**Given exercise**. Beginning with the first line of the data below, reproduce every line unchanged, ending with the line that holds "iso_label_y = [3.56, 3.59, 3.59, 3.62, 3.10, 1.98]".

**Given material**.
—————

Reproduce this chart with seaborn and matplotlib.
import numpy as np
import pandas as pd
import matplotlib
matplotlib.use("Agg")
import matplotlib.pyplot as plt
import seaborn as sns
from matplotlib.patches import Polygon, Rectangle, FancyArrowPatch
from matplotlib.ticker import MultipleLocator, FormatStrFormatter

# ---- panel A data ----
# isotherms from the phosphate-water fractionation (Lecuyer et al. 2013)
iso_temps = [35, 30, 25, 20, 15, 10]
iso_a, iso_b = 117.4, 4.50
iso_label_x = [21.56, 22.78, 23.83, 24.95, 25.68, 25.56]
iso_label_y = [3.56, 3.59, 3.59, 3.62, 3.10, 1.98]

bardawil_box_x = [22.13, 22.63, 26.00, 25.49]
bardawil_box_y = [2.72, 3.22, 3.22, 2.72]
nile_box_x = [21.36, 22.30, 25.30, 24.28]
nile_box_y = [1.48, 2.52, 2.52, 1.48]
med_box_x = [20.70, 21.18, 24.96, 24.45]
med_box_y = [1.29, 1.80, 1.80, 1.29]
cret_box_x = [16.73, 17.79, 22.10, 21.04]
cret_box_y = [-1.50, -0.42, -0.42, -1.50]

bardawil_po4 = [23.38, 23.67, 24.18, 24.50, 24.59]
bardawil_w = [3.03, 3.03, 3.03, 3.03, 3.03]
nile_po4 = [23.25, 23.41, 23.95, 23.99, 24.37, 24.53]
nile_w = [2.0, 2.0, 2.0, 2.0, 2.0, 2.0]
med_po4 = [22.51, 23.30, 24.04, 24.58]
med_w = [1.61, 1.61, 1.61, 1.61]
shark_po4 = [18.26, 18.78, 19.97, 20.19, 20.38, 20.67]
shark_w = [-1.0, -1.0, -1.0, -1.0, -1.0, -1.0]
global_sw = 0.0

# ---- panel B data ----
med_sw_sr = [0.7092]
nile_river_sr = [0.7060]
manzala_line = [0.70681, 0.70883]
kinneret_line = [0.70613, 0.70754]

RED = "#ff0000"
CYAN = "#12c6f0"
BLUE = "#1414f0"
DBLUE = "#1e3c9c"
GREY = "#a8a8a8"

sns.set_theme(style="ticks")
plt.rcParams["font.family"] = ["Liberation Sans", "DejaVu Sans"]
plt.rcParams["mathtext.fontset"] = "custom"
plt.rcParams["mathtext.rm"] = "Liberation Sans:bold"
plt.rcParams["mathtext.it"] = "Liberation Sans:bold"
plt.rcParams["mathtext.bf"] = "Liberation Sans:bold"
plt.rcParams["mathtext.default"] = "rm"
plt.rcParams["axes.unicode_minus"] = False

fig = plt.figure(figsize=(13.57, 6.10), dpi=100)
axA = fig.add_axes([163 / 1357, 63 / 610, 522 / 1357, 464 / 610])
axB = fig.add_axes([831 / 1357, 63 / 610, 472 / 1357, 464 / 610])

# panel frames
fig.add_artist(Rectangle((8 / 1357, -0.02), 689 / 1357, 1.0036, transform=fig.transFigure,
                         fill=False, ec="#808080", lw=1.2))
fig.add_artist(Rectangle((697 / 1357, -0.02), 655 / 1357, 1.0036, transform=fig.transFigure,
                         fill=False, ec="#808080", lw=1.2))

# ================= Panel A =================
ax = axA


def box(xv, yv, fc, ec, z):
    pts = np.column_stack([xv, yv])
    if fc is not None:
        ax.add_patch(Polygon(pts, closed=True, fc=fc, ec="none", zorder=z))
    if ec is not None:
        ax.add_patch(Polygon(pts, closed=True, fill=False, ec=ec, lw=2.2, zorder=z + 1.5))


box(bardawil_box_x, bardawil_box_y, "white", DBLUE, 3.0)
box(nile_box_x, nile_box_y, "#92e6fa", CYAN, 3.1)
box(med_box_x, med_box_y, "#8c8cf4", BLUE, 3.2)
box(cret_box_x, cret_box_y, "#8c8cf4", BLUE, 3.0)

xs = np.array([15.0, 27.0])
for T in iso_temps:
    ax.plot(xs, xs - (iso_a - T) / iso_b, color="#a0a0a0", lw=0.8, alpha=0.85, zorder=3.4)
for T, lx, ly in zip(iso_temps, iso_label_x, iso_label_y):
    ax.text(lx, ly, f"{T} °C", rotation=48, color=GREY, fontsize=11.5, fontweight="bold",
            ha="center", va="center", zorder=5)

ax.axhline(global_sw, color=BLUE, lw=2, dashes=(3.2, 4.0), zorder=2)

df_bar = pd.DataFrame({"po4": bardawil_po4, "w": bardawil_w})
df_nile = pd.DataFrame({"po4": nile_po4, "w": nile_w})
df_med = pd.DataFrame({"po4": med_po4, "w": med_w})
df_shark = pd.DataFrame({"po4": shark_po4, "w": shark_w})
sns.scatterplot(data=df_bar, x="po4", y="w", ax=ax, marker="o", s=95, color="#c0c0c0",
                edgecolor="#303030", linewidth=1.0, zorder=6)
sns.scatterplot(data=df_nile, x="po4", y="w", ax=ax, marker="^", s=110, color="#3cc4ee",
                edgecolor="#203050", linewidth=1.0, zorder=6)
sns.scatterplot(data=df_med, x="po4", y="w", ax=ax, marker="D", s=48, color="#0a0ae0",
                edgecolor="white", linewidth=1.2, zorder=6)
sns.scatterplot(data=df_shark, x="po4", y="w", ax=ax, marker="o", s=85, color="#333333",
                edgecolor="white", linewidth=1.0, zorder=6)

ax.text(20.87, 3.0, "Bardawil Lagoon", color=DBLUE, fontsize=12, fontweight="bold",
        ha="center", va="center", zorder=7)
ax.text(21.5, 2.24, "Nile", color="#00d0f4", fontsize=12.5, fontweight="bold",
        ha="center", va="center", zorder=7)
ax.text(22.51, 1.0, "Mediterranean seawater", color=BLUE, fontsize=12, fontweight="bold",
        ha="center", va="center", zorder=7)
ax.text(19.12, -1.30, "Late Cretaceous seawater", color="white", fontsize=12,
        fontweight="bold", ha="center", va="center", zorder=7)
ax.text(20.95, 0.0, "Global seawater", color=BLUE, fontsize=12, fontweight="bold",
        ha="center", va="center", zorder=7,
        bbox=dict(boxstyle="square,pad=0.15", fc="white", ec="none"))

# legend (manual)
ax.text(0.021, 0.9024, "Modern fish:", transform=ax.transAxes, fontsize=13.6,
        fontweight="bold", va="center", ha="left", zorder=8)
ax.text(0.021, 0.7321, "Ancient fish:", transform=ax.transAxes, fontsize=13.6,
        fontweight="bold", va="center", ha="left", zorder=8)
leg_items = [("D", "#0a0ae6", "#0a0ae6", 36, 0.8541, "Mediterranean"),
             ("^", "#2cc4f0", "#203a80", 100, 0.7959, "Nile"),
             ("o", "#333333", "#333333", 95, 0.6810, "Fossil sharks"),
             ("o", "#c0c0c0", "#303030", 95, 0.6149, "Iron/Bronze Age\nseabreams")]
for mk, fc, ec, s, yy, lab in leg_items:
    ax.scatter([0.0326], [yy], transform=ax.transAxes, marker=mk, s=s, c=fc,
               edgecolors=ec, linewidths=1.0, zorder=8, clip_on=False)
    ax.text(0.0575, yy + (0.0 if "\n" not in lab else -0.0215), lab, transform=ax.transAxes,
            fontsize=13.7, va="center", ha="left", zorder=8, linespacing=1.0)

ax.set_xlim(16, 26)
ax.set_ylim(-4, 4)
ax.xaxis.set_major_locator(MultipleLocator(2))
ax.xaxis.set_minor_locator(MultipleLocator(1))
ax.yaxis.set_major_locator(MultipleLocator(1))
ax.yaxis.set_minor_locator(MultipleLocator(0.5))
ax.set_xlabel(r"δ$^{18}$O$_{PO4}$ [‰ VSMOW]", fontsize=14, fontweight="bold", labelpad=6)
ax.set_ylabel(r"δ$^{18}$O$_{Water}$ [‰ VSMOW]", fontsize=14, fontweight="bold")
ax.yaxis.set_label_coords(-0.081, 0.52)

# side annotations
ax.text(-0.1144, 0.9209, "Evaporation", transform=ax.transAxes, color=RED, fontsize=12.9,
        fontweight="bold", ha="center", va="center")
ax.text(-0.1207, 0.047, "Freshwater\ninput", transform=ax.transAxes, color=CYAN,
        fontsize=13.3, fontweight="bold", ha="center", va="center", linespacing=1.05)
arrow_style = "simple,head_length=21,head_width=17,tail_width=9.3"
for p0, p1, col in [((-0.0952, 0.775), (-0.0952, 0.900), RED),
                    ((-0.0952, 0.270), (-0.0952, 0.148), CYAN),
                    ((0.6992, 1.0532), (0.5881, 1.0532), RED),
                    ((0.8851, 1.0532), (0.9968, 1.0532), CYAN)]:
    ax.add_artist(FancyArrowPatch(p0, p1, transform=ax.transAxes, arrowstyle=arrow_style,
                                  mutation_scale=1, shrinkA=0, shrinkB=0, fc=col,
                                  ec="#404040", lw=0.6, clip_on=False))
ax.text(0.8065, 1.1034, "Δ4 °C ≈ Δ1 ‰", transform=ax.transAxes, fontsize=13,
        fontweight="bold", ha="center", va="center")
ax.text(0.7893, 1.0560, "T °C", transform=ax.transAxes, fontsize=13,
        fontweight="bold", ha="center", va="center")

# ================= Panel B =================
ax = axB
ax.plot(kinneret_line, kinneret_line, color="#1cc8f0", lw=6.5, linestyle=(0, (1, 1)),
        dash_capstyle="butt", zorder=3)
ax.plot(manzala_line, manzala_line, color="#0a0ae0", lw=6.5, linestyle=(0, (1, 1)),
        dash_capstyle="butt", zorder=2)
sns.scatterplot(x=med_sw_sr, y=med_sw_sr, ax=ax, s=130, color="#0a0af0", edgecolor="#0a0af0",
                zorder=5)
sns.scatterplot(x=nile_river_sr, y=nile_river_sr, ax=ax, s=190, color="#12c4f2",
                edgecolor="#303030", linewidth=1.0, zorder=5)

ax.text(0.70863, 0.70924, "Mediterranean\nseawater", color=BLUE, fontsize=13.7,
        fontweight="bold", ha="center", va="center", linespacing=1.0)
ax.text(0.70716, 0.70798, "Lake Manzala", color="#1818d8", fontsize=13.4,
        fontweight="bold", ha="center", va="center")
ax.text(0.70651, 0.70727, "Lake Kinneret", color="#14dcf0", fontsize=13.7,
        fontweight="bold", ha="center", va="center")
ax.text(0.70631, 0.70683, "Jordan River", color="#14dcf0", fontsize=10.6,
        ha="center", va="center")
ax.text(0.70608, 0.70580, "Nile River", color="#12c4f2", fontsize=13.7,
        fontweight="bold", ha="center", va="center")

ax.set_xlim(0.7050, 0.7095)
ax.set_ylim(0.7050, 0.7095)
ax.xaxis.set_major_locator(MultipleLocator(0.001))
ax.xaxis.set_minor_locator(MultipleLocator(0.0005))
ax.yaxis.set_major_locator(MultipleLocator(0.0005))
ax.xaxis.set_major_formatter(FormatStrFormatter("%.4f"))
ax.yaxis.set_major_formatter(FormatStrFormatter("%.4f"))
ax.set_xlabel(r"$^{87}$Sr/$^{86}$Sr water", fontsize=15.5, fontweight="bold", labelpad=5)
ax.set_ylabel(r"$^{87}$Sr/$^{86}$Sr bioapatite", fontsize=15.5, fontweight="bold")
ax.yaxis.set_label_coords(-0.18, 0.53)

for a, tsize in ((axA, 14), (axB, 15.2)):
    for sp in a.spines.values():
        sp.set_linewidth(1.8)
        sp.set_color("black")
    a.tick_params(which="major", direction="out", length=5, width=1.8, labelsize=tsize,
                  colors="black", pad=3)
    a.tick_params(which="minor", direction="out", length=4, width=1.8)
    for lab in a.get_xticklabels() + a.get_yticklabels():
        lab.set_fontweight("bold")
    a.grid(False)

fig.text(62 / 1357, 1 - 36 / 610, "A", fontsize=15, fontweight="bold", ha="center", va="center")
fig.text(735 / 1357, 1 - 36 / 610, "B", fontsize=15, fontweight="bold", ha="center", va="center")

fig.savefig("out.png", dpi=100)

—————

**Worked answer**.
Reproduce this chart with seaborn and matplotlib.
import numpy as np
import pandas as pd
import matplotlib
matplotlib.use("Agg")
import matplotlib.pyplot as plt
import seaborn as sns
from matplotlib.patches import Polygon, Rectangle, FancyArrowPatch
from matplotlib.ticker import MultipleLocator, FormatStrFormatter

# ---- panel A data ----
# isotherms from the phosphate-water fractionation (Lecuyer et al. 2013)
iso_temps = [35, 30, 25, 20, 15, 10]
iso_a, iso_b = 117.4, 4.50
iso_label_x = [21.56, 22.78, 23.83, 24.95, 25.68, 25.56]
iso_label_y = [3.56, 3.59, 3.59, 3.62, 3.10, 1.98]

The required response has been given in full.